The book comprises six chapters that offer a comprehensive and accessible review and discussion of corpus-based SLA research. Chapter 1 serves as the introduction, defining the primary goal of the publication: to explicitly illustrate how corpus linguistic methods have equipped researchers in the field of SLA with new data sources and analytical techniques. These advancements facilitate the examination of longstanding inquiries and the validation of emerging theoretical propositions within SLA. The term “corpus linguistic methods” primarily refers to “native and learner corpora as data sources, automated and semi-automated tools for corpus annotation, as well as methods, measures, and tools developed for analyzing corpus data in various ways” (Lu, 2023, p. 1). The chapter then articulates four principal issues that the ensuing thematic chapters (Chapters 2 to 5) aim to explore: 1) variation in L2 use; 2) factors influencing L2 processing and production; 3) trajectories of L2 development and influencing factors; and 4) variability and variation in L2 development. Moreover, this chapter introduces theoretical frameworks, notably Complex Dynamic System Theory (CDST) and the usage-based approach, through which these issues are investigated.

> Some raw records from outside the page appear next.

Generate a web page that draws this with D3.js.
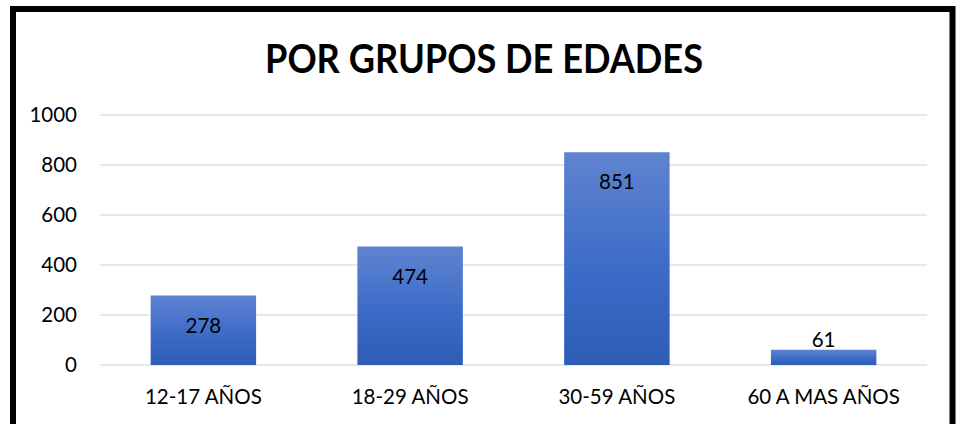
<!DOCTYPE html>
<html>
<head>
<meta charset="utf-8">
<script src="https://cdn.jsdelivr.net/npm/d3@7"></script>
<style>
body { margin: 0; background: #fff; }
text { font-family: Lato, "Liberation Sans", Arial, sans-serif; fill: #000; }
</style>
</head>
<body>
<div id="chart"></div>
<script>
// Data
var categories = ["12-17 AÑOS", "18-29 AÑOS", "30-59 AÑOS", "60 A MAS AÑOS"];
var values = [278, 474, 851, 61];
var yTicks = [0, 200, 400, 600, 800, 1000];
var title = "POR GRUPOS DE EDADES";

var cfg = {
	width: 957,
	height: 424,
	plotLeft: 100,
	plotRight: 927,
	plotTop: 115,
	plotBottom: 365
};

var svg = d3.select("#chart").append("svg")
	.attr("width", cfg.width)
	.attr("height", cfg.height);

// gradient for bars
var grad = svg.append("defs").append("linearGradient")
	.attr("id", "barGrad")
	.attr("x1", 0).attr("y1", 0).attr("x2", 0).attr("y2", 1);
grad.append("stop").attr("offset", "0%").attr("stop-color", "#5f84d0");
grad.append("stop").attr("offset", "55%").attr("stop-color", "#3c6bc8");
grad.append("stop").attr("offset", "100%").attr("stop-color", "#2e5db6");

// outer frame (bottom edge falls outside the picture)
svg.append("rect")
	.attr("x", 13).attr("y", 9)
	.attr("width", 939.5).attr("height", 440)
	.attr("fill", "none")
	.attr("stroke", "#000")
	.attr("stroke-width", 6);

var x = d3.scaleBand()
	.domain(categories)
	.range([cfg.plotLeft, cfg.plotRight])
	.paddingInner(0.49)
	.paddingOuter(0.245);

var y = d3.scaleLinear()
	.domain([0, 1000])
	.range([cfg.plotBottom, cfg.plotTop]);

// gridlines
svg.append("g").selectAll("line")
	.data(yTicks)
	.enter().append("line")
	.attr("x1", cfg.plotLeft)
	.attr("x2", cfg.plotRight)
	.attr("y1", function(d) { return y(d); })
	.attr("y2", function(d) { return y(d); })
	.attr("stroke", "#dde2ea")
	.attr("stroke-width", 1.5);

// y tick labels
svg.append("g").selectAll("text")
	.data(yTicks)
	.enter().append("text")
	.attr("x", 77)
	.attr("y", function(d) { return y(d); })
	.attr("dy", "0.36em")
	.attr("text-anchor", "end")
	.style("font-size", "20.5px")
	.text(function(d) { return d; });

// bars
svg.append("g").selectAll("rect")
	.data(values)
	.enter().append("rect")
	.attr("x", function(d, i) { return x(categories[i]); })
	.attr("y", function(d) { return y(d); })
	.attr("width", x.bandwidth())
	.attr("height", function(d) { return y(0) - y(d); })
	.attr("fill", "url(#barGrad)");

// value labels
svg.append("g").selectAll("text")
	.data(values)
	.enter().append("text")
	.attr("x", function(d, i) { return x(categories[i]) + x.bandwidth() / 2; })
	.attr("y", function(d) {
		return (y(0) - y(d) > 50) ? y(d) + 37 : y(d) - 3;
	})
	.attr("text-anchor", "middle")
	.style("font-size", "20.5px")
	.text(function(d) { return d; });

// category labels
svg.append("g").selectAll("text")
	.data(categories)
	.enter().append("text")
	.attr("x", function(d) { return x(d) + x.bandwidth() / 2; })
	.attr("y", 404)
	.attr("text-anchor", "middle")
	.style("font-size", "20.5px")
	.text(function(d) { return d; });

// title
svg.append("text")
	.attr("x", 484)
	.attr("y", 73)
	.attr("text-anchor", "middle")
	.attr("textLength", 438)
	.attr("lengthAdjust", "spacingAndGlyphs")
	.style("font-size", "41px")
	.style("font-weight", "bold")
	.text(title);
</script>
</body>
</html>
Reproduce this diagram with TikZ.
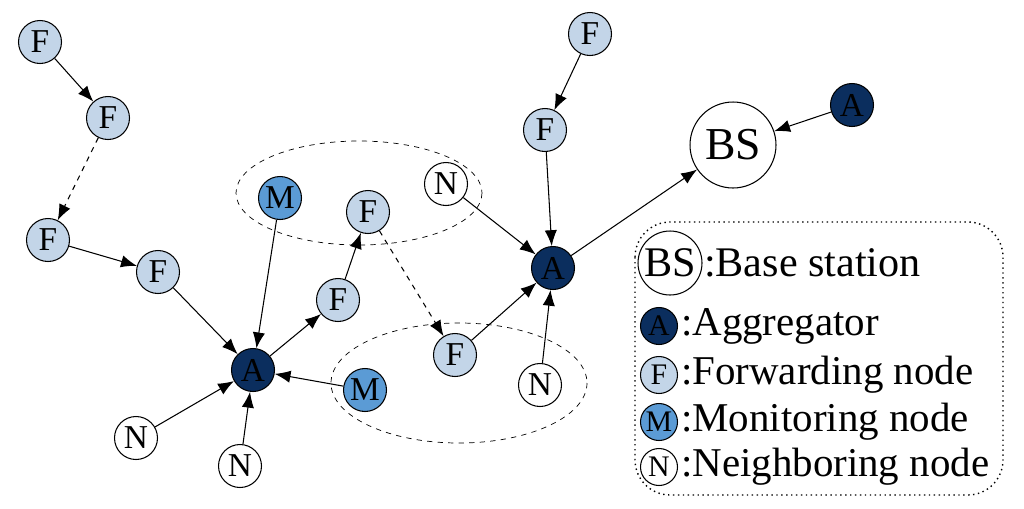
\documentclass[tikz,border=0pt]{standalone}
\usepackage{fontspec}
\setmainfont{Liberation Serif}
\usetikzlibrary{arrows.meta}
\definecolor{navy}{HTML}{0B2E5E}
\definecolor{lb}{HTML}{C3D5E8}
\definecolor{mb}{HTML}{5B9BD5}
\begin{document}
\begin{tikzpicture}[x=0.02cm,y=-0.02cm,
 nd/.style={circle,draw,semithick,minimum size=0.86cm,inner sep=0pt,font=\fontsize{19}{19}\selectfont},
 F/.style={nd,fill=lb}, A/.style={nd,fill=navy}, M/.style={nd,fill=mb}, N/.style={nd,fill=white},
 ar/.style={-{Latex[length=9pt,width=7pt]},semithick}, da/.style={ar,dashed},
 lt/.style={anchor=west,inner sep=1pt,font=\fontsize{23.3}{23.3}\selectfont}]
\useasboundingbox (0,0) rectangle (1024,508);
\draw[dashed] (359,193) ellipse [x radius=123,y radius=52];
\draw[dashed] (459,383) ellipse [x radius=128,y radius=60];
\node[F] (f1) at (40,42) {F};
\node[F] (f2) at (108,118) {F};
\node[F] (f3) at (48,240) {F};
\node[F] (f4) at (158,272) {F};
\node[A] (a1) at (253,370) {A};
\node[N] (n1) at (136,438) {N};
\node[N] (n2) at (240,466) {N};
\node[M] (m1) at (280,198) {M};
\node[F] (f5) at (368,212) {F};
\node[F] (f6) at (338,300) {F};
\node[F] (f7) at (455,355) {F};
\node[M] (m2) at (365,390) {M};
\node[N] (n3) at (446,184) {N};
\node[A] (a2) at (553,268) {A};
\node[N] (n4) at (540,385) {N};
\node[F] (f8) at (545,130) {F};
\node[F] (f9) at (590,34) {F};
\node[N,minimum size=1.72cm,font=\fontsize{26}{26}\selectfont] (bs) at (733,145) {BS};
\node[A] (a3) at (852,105) {A};
\draw[ar] (f1)--(f2); \draw[da] (f2)--(f3); \draw[ar] (f3)--(f4); \draw[ar] (f4)--(a1);
\draw[ar] (n1)--(a1); \draw[ar] (n2)--(a1); \draw[ar] (m1)--(a1); \draw[ar] (m2)--(a1);
\draw[ar] (a1)--(f6); \draw[ar] (f6)--(f5); \draw[da] (f5)--(f7); \draw[ar] (f7)--(a2);
\draw[ar] (n3)--(a2); \draw[ar] (n4)--(a2); \draw[ar] (f9)--(f8); \draw[ar] (f8)--(a2);
\draw[ar] (a2)--(bs); \draw[ar] (a3)--(bs);
\draw[dotted,thick,rounded corners=20] (635,222) rectangle (1003,495);
\node[N,minimum size=1.28cm,font=\fontsize{24}{24}\selectfont] (lbs) at (670,263) {BS};
\node[lt,font=\fontsize{24}{24}\selectfont] (t0) at (702,263) {:Base station};
\node[A,minimum size=0.74cm,font=\fontsize{17}{17}\selectfont] (la) at (659,326) {A};
\node[lt] (t1) at (679,326) {:Aggregator};
\node[F,minimum size=0.74cm,font=\fontsize{17}{17}\selectfont] (lf) at (659,375) {F};
\node[lt] (t2) at (679,375) {:Forwarding node};
\node[M,minimum size=0.74cm,font=\fontsize{17}{17}\selectfont] (lm) at (659,422) {M};
\node[lt] (t3) at (679,422) {:Monitoring node};
\node[N,minimum size=0.74cm,font=\fontsize{17}{17}\selectfont] (ln) at (659,467) {N};
\node[lt] (t4) at (679,467) {:Neighboring node};
\end{tikzpicture}
\end{document}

Chapter 2 reviews empirical studies that have incorporated corpus linguistic methods to examine variation in L2 use. Lu (2023) first discusses the types of variation in L2 use that have attracted the attention of researchers in the field of SLA, as well as the principal methods employed to measure such variation. Most studies on variation in L2 use have mainly focused on assessing the complexity, accuracy, and fluency (CAF) of the language output, whether spoken or written, generated by L2 learners. Each dimension – linguistic complexity, accuracy, and fluency – has frequently been quantitatively analyzed through an extensive array of measures, such as type-token ratio (TTR) and its various transformations. Subsequently, Lu (2023) systematically reviews the results of empirical studies that used corpus linguistic methods to explore the ways in which L2 use varies due to a range of variables related to the learner and the task. The findings from these empirical studies on the effects of learner- and task-related variables on the variation in L2 use will have “useful implications for verifying the predictions of SLA theories and for informing L2 pedagogy and assessment” (Lu, 2023, p. 39–40).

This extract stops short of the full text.